Mayor Mike Mahaley said the investigators released the information on the town’s website, but he could not specify who the investigators are.

Meanwhile, the salaries — Linn making $69,077 and Gibson making $58,937 for the 2018-19 fiscal year — are accompanied by a footnote stating “approved salary amounts, actual amounts unknown, pending investigation/forensic audit.” Linn’s salary included his jobs as town manager and fire chief, which was approved by the Board of Aldermen.

Town Attorney Rick Locklear said the footnote acknowledges the salary amounts are in dispute.

When dealing with embezzlement cases, Locklear said, the total salary may include fringe benefits that supplement an employee’s salary and include items such as a town car.

Locklear said he was surprised the town hadn’t published this information before, saying having the information accessible will save time for employees filling public-records requests.

Mahaley echoed Locklear, saying the town should have been providing the information on its website, including audits, yearly salaries and budgets.

Mahaley said he plans to release more information that residents have asked for once the town gets the OK from the investigators, adding the requests are ready to go. Among other things, residents have previously asked for information about utility rates.

“We’re wanting to be transparent with all of our citizens,” Mahaley said.

The Salisbury Post made a public-records request on Feb. 4 ahead of the Board of Aldermen meeting. The request asked for the personnel file of Linn, emails from and to Linn, and the resumes of both Linn and Ginger. The mayor has said the investigators have delayed the Post receiving this information, and he was unclear when the newspaper would receive it.

On the transparency page, there is a brief note stating, “The following documents are being shared to provide the public with transparency into town finances and operations.”

In the Local Government Commission correspondence, which is nearly 200 pages, there are years of letters from the state questioning the town’s finances and delays in submitting financial reports. The letters document state concerns dating back more than a decade.

A March 2007 letter signed by Sharon Edmundson, director of the fiscal management section, states, “The town continues to have serious financial problems which the town’s governing board should address immediately.” The letter goes on to say the town’s audited financial statements were four months late, the town was not prepared for “unforeseen emergencies or opportunities” in its general fund, and the town had unauthorized expenditures and unbudgeted transfers.
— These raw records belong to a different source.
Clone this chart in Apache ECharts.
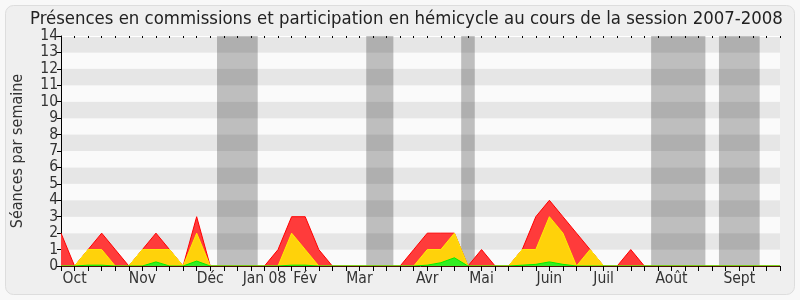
<!DOCTYPE html>
<html><head><meta charset="utf-8">
<script src="https://cdn.jsdelivr.net/npm/echarts@6/dist/echarts.min.js"></script>
<style>html,body{margin:0;padding:0;background:#fff}#c{width:800px;height:300px}</style>
</head><body><div id="c"></div><script>
// weekly values, index 0 = first week of the session
const totalSeances = [2,0,1,2,1,0,1,2,1,0,3,0,0,0,0,0,1,3,3,1,0,0,0,0,0,0,1,2,2,2,0,1,0,0,1,3,4,3,2,1,0,0,1,0,0,0,0,0,0,0,0,0,0,0];
const commissions  = [0,0,1,1,0,0,1,1,1,0,2,0,0,0,0,0,0,2,1,0,0,0,0,0,0,0,0,1,1,2,0,0,0,0,1,1,3,2,0,1,0,0,0,0,0,0,0,0,0,0,0,0,0,0];
const hemicycle    = [0,0,0.05,0.05,0,0,0,0.25,0,0,0.3,0,0,0,0,0,0,0.05,0.05,0,0,0,0,0,0,0,0,0.05,0.2,0.5,0,0,0,0,0.05,0.1,0.25,0.1,0,0,0,0,0,0,0,0,0,0,0,0,0,0,0,0];
const monthNames = ['Oct','Nov','Déc','Jan 08','Fév','Mar','Avr','Mai','Juin','Juil','Août','Sept'];
const monthWeeks = [1,6,11,15,18,22,27,31,36,40,45,50];
const vacStart = [11.5,22.5,29.5,43.5,48.5];
const vacEnd   = [14.5,24.5,30.5,47.5,51.5];
const nWeeks = totalSeances.length;

const FONT = "'DejaVu Sans Condensed','DejaVu Sans',sans-serif";
const toPts = arr => arr.map((v,i)=>[i,v]);
const monthMap = {};
monthWeeks.forEach((w,i)=>{monthMap[w]=monthNames[i];});

const chart = echarts.init(document.getElementById('c'));
chart.setOption({
  backgroundColor:'#f8f8f8',
  animation:false,
  graphic:[{type:'rect',z:-10,shape:{x:5.5,y:5.5,width:789,height:289,r:8},style:{fill:'#efefef',stroke:'#dddddd',lineWidth:1}}],
  title:{text:'Présences en commissions et participation en hémicycle au cours de la session 2007-2008',
    left:25,top:5,textStyle:{fontFamily:FONT,fontSize:18.4,fontWeight:'normal',color:'#222'}},
  grid:{left:61,right:20,top:36,bottom:34},
  xAxis:[{type:'value',min:0,max:nWeeks-1,interval:1,z:10,
    axisLine:{show:true,lineStyle:{color:'#4a1008'}},
    axisTick:{show:true,length:5,lineStyle:{color:'#000'}},
    axisLabel:{fontFamily:FONT,fontSize:15.5,color:'#333',margin:5,showMinLabel:true,showMaxLabel:true,
      formatter:v=>monthMap[v]||''},
    splitLine:{show:false}},
   {type:'value',position:'top',min:0,max:nWeeks-1,interval:1,
    axisLine:{show:true,lineStyle:{color:'#ffffff'}},
    axisTick:{show:true,inside:true,length:2,lineStyle:{color:'#000'}},
    axisLabel:{show:false},splitLine:{show:false}}],
  yAxis:{type:'value',min:0,max:14,interval:1,name:'Séances par semaine',nameLocation:'middle',nameGap:35,
    nameTextStyle:{fontFamily:FONT,fontSize:16,color:'#333'},
    axisLine:{show:true,lineStyle:{color:'#000'}},
    axisTick:{show:true,length:4,lineStyle:{color:'#000'}},
    axisLabel:{fontFamily:FONT,fontSize:15.5,color:'#333',margin:3},
    splitLine:{show:false},
    splitArea:{show:true,areaStyle:{color:['#fafafa','#e6e6e6']}}},
  series:[
    {type:'line',data:[],z:1,markArea:{silent:true,itemStyle:{color:'rgba(0,0,0,0.24)'},
      data:vacStart.map((s,i)=>[{xAxis:s},{xAxis:vacEnd[i]}])}},
    {type:'line',data:toPts(totalSeances),symbol:'none',z:2,lineStyle:{color:'#ff0000',width:1},areaStyle:{color:'#ff3b3b',opacity:1}},
    {type:'line',data:toPts(commissions),symbol:'none',z:3,lineStyle:{color:'#ffee00',width:1},areaStyle:{color:'#ffd20a',opacity:1}},
    {type:'line',data:toPts(hemicycle),symbol:'none',z:4,lineStyle:{color:'#00ee00',width:1},areaStyle:{color:'#33ee22',opacity:1}}
  ]
});
</script></body></html>
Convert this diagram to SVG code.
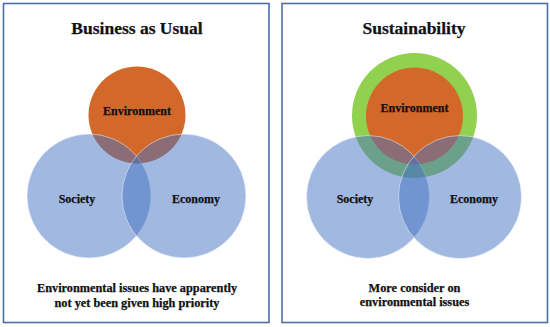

Other correspondence includes a June 2011 email from Ken Wease, senior accounting and financial management adviser at the N.C. Department of State Treasurer. It states, “The town continues to have problems with over expenditures of their budget. This has been an issue we have addressed over the past several years. So the statement in the town’s response ‘the town will continue to monitor the funds closely and make budget amendments whenever necessary’ does not give much assurance.”

The town had received a letter most recently in September from the Local Government Commission about its concerns about the town’s finances. As of Tuesday, the commission was still reviewing the town’s audit report for the 2017-18 fiscal year.

The town’s new transparency page can be accessed by visiting townoflandis.com/transparency.